-- START --

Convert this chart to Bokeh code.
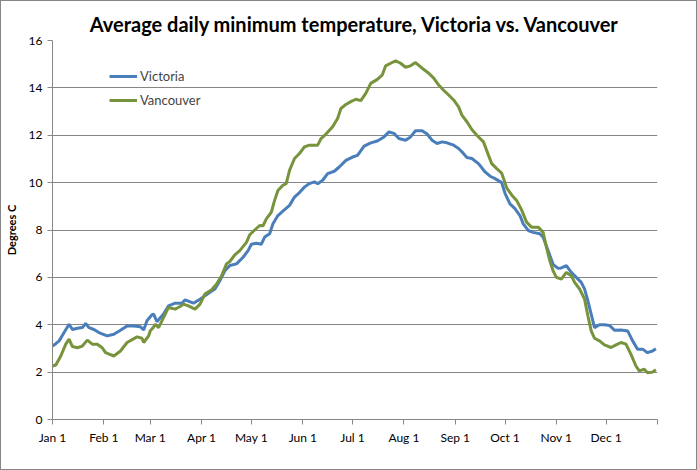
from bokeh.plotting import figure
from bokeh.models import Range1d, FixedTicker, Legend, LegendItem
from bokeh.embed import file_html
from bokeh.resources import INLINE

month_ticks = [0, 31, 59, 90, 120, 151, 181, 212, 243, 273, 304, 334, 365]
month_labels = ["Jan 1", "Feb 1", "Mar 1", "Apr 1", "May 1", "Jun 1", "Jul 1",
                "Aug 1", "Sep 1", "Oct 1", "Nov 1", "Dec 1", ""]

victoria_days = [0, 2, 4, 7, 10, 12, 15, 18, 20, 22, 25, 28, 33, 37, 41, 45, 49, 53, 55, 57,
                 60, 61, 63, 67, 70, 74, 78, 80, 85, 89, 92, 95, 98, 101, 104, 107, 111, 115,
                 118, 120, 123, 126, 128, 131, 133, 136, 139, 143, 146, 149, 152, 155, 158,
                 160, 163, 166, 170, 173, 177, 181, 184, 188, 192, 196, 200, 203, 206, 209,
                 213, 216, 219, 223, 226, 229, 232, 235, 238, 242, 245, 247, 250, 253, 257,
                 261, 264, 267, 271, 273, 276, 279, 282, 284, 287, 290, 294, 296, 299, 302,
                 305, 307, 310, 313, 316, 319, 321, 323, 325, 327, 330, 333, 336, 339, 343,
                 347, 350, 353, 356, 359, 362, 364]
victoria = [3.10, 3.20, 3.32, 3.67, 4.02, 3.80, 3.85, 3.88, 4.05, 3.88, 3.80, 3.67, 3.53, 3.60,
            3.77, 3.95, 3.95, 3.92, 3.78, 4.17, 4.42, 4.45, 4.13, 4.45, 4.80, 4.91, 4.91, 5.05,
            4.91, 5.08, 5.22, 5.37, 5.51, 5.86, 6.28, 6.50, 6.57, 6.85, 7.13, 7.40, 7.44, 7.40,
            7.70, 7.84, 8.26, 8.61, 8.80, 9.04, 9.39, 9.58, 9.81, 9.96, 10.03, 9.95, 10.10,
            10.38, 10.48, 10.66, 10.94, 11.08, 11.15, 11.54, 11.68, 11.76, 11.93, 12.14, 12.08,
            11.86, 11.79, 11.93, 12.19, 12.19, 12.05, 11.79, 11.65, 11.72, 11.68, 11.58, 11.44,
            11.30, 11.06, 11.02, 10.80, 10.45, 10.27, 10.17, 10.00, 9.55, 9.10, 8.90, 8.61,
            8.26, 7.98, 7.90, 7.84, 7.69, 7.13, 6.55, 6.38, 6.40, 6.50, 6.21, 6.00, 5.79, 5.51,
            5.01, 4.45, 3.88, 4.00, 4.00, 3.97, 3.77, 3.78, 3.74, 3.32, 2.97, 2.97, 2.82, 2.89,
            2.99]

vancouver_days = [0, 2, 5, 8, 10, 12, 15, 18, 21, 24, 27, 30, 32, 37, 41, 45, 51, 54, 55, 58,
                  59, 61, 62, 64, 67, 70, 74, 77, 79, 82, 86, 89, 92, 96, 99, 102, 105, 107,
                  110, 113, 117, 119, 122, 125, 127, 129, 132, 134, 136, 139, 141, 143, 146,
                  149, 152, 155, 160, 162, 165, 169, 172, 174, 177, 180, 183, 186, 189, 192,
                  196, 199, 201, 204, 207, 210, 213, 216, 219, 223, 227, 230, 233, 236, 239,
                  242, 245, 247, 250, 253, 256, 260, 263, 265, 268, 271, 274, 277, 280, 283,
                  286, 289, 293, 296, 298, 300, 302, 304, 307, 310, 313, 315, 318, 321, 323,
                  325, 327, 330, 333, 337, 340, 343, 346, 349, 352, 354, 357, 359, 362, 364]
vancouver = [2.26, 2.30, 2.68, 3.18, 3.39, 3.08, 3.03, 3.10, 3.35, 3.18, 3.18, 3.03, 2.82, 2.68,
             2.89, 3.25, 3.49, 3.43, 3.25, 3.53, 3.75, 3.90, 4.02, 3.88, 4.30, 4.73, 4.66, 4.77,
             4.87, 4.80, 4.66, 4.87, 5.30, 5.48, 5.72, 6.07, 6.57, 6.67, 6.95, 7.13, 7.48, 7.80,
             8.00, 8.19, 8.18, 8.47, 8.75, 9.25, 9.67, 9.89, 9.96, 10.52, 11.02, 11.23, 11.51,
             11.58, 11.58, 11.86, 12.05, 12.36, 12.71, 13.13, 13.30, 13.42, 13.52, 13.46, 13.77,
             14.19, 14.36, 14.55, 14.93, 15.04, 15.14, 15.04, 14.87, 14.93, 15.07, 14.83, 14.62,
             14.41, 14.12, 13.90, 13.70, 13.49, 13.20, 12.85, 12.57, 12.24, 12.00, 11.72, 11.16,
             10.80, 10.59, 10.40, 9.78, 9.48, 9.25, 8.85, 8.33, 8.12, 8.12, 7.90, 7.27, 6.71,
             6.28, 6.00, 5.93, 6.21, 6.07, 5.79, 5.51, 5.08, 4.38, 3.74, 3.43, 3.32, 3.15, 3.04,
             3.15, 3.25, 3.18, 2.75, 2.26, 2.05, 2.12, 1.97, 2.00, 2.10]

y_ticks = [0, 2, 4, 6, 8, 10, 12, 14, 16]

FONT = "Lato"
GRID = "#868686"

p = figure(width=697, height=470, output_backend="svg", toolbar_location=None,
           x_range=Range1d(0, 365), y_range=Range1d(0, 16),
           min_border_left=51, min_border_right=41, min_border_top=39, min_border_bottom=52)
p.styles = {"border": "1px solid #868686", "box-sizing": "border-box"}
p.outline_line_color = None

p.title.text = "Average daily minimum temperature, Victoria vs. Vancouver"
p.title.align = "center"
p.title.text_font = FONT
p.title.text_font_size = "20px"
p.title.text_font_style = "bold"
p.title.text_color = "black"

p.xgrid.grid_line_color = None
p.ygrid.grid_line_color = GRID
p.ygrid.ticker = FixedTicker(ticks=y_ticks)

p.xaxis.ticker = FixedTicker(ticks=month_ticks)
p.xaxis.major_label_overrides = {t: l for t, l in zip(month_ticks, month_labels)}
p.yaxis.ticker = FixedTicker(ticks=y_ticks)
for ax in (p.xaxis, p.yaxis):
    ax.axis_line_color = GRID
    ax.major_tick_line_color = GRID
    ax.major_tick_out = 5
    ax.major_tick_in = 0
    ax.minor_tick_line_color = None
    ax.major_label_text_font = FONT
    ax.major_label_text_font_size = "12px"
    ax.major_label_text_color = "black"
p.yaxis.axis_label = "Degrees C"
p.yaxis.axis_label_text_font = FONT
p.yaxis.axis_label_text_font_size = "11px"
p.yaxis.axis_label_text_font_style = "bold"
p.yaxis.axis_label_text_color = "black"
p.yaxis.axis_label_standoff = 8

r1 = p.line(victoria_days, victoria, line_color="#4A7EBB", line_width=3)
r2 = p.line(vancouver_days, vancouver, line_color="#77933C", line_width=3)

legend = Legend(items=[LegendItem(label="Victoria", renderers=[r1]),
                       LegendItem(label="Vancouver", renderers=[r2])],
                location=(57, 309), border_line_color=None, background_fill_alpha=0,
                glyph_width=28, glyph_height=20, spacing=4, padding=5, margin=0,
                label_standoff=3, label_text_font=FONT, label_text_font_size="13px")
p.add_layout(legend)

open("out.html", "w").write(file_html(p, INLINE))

-- END --

What this task involves:
Reproduce the material in its entirety and word for word, without the pictures.

Reply to the exercise:
Convert this chart to Bokeh code.
from bokeh.plotting import figure
from bokeh.models import Range1d, FixedTicker, Legend, LegendItem
from bokeh.embed import file_html
from bokeh.resources import INLINE

month_ticks = [0, 31, 59, 90, 120, 151, 181, 212, 243, 273, 304, 334, 365]
month_labels = ["Jan 1", "Feb 1", "Mar 1", "Apr 1", "May 1", "Jun 1", "Jul 1",
                "Aug 1", "Sep 1", "Oct 1", "Nov 1", "Dec 1", ""]

victoria_days = [0, 2, 4, 7, 10, 12, 15, 18, 20, 22, 25, 28, 33, 37, 41, 45, 49, 53, 55, 57,
                 60, 61, 63, 67, 70, 74, 78, 80, 85, 89, 92, 95, 98, 101, 104, 107, 111, 115,
                 118, 120, 123, 126, 128, 131, 133, 136, 139, 143, 146, 149, 152, 155, 158,
                 160, 163, 166, 170, 173, 177, 181, 184, 188, 192, 196, 200, 203, 206, 209,
                 213, 216, 219, 223, 226, 229, 232, 235, 238, 242, 245, 247, 250, 253, 257,
                 261, 264, 267, 271, 273, 276, 279, 282, 284, 287, 290, 294, 296, 299, 302,
                 305, 307, 310, 313, 316, 319, 321, 323, 325, 327, 330, 333, 336, 339, 343,
                 347, 350, 353, 356, 359, 362, 364]
victoria = [3.10, 3.20, 3.32, 3.67, 4.02, 3.80, 3.85, 3.88, 4.05, 3.88, 3.80, 3.67, 3.53, 3.60,
            3.77, 3.95, 3.95, 3.92, 3.78, 4.17, 4.42, 4.45, 4.13, 4.45, 4.80, 4.91, 4.91, 5.05,
            4.91, 5.08, 5.22, 5.37, 5.51, 5.86, 6.28, 6.50, 6.57, 6.85, 7.13, 7.40, 7.44, 7.40,
            7.70, 7.84, 8.26, 8.61, 8.80, 9.04, 9.39, 9.58, 9.81, 9.96, 10.03, 9.95, 10.10,
            10.38, 10.48, 10.66, 10.94, 11.08, 11.15, 11.54, 11.68, 11.76, 11.93, 12.14, 12.08,
            11.86, 11.79, 11.93, 12.19, 12.19, 12.05, 11.79, 11.65, 11.72, 11.68, 11.58, 11.44,
            11.30, 11.06, 11.02, 10.80, 10.45, 10.27, 10.17, 10.00, 9.55, 9.10, 8.90, 8.61,
            8.26, 7.98, 7.90, 7.84, 7.69, 7.13, 6.55, 6.38, 6.40, 6.50, 6.21, 6.00, 5.79, 5.51,
            5.01, 4.45, 3.88, 4.00, 4.00, 3.97, 3.77, 3.78, 3.74, 3.32, 2.97, 2.97, 2.82, 2.89,
            2.99]

vancouver_days = [0, 2, 5, 8, 10, 12, 15, 18, 21, 24, 27, 30, 32, 37, 41, 45, 51, 54, 55, 58,
                  59, 61, 62, 64, 67, 70, 74, 77, 79, 82, 86, 89, 92, 96, 99, 102, 105, 107,
                  110, 113, 117, 119, 122, 125, 127, 129, 132, 134, 136, 139, 141, 143, 146,
                  149, 152, 155, 160, 162, 165, 169, 172, 174, 177, 180, 183, 186, 189, 192,
                  196, 199, 201, 204, 207, 210, 213, 216, 219, 223, 227, 230, 233, 236, 239,
                  242, 245, 247, 250, 253, 256, 260, 263, 265, 268, 271, 274, 277, 280, 283,
                  286, 289, 293, 296, 298, 300, 302, 304, 307, 310, 313, 315, 318, 321, 323,
                  325, 327, 330, 333, 337, 340, 343, 346, 349, 352, 354, 357, 359, 362, 364]
vancouver = [2.26, 2.30, 2.68, 3.18, 3.39, 3.08, 3.03, 3.10, 3.35, 3.18, 3.18, 3.03, 2.82, 2.68,
             2.89, 3.25, 3.49, 3.43, 3.25, 3.53, 3.75, 3.90, 4.02, 3.88, 4.30, 4.73, 4.66, 4.77,
             4.87, 4.80, 4.66, 4.87, 5.30, 5.48, 5.72, 6.07, 6.57, 6.67, 6.95, 7.13, 7.48, 7.80,
             8.00, 8.19, 8.18, 8.47, 8.75, 9.25, 9.67, 9.89, 9.96, 10.52, 11.02, 11.23, 11.51,
             11.58, 11.58, 11.86, 12.05, 12.36, 12.71, 13.13, 13.30, 13.42, 13.52, 13.46, 13.77,
             14.19, 14.36, 14.55, 14.93, 15.04, 15.14, 15.04, 14.87, 14.93, 15.07, 14.83, 14.62,
             14.41, 14.12, 13.90, 13.70, 13.49, 13.20, 12.85, 12.57, 12.24, 12.00, 11.72, 11.16,
             10.80, 10.59, 10.40, 9.78, 9.48, 9.25, 8.85, 8.33, 8.12, 8.12, 7.90, 7.27, 6.71,
             6.28, 6.00, 5.93, 6.21, 6.07, 5.79, 5.51, 5.08, 4.38, 3.74, 3.43, 3.32, 3.15, 3.04,
             3.15, 3.25, 3.18, 2.75, 2.26, 2.05, 2.12, 1.97, 2.00, 2.10]

y_ticks = [0, 2, 4, 6, 8, 10, 12, 14, 16]

FONT = "Lato"
GRID = "#868686"

p = figure(width=697, height=470, output_backend="svg", toolbar_location=None,
           x_range=Range1d(0, 365), y_range=Range1d(0, 16),
           min_border_left=51, min_border_right=41, min_border_top=39, min_border_bottom=52)
p.styles = {"border": "1px solid #868686", "box-sizing": "border-box"}
p.outline_line_color = None

p.title.text = "Average daily minimum temperature, Victoria vs. Vancouver"
p.title.align = "center"
p.title.text_font = FONT
p.title.text_font_size = "20px"
p.title.text_font_style = "bold"
p.title.text_color = "black"

p.xgrid.grid_line_color = None
p.ygrid.grid_line_color = GRID
p.ygrid.ticker = FixedTicker(ticks=y_ticks)

p.xaxis.ticker = FixedTicker(ticks=month_ticks)
p.xaxis.major_label_overrides = {t: l for t, l in zip(month_ticks, month_labels)}
p.yaxis.ticker = FixedTicker(ticks=y_ticks)
for ax in (p.xaxis, p.yaxis):
    ax.axis_line_color = GRID
    ax.major_tick_line_color = GRID
    ax.major_tick_out = 5
    ax.major_tick_in = 0
    ax.minor_tick_line_color = None
    ax.major_label_text_font = FONT
    ax.major_label_text_font_size = "12px"
    ax.major_label_text_color = "black"
p.yaxis.axis_label = "Degrees C"
p.yaxis.axis_label_text_font = FONT
p.yaxis.axis_label_text_font_size = "11px"
p.yaxis.axis_label_text_font_style = "bold"
p.yaxis.axis_label_text_color = "black"
p.yaxis.axis_label_standoff = 8

r1 = p.line(victoria_days, victoria, line_color="#4A7EBB", line_width=3)
r2 = p.line(vancouver_days, vancouver, line_color="#77933C", line_width=3)

legend = Legend(items=[LegendItem(label="Victoria", renderers=[r1]),
                       LegendItem(label="Vancouver", renderers=[r2])],
                location=(57, 309), border_line_color=None, background_fill_alpha=0,
                glyph_width=28, glyph_height=20, spacing=4, padding=5, margin=0,
                label_standoff=3, label_text_font=FONT, label_text_font_size="13px")
p.add_layout(legend)

open("out.html", "w").write(file_html(p, INLINE))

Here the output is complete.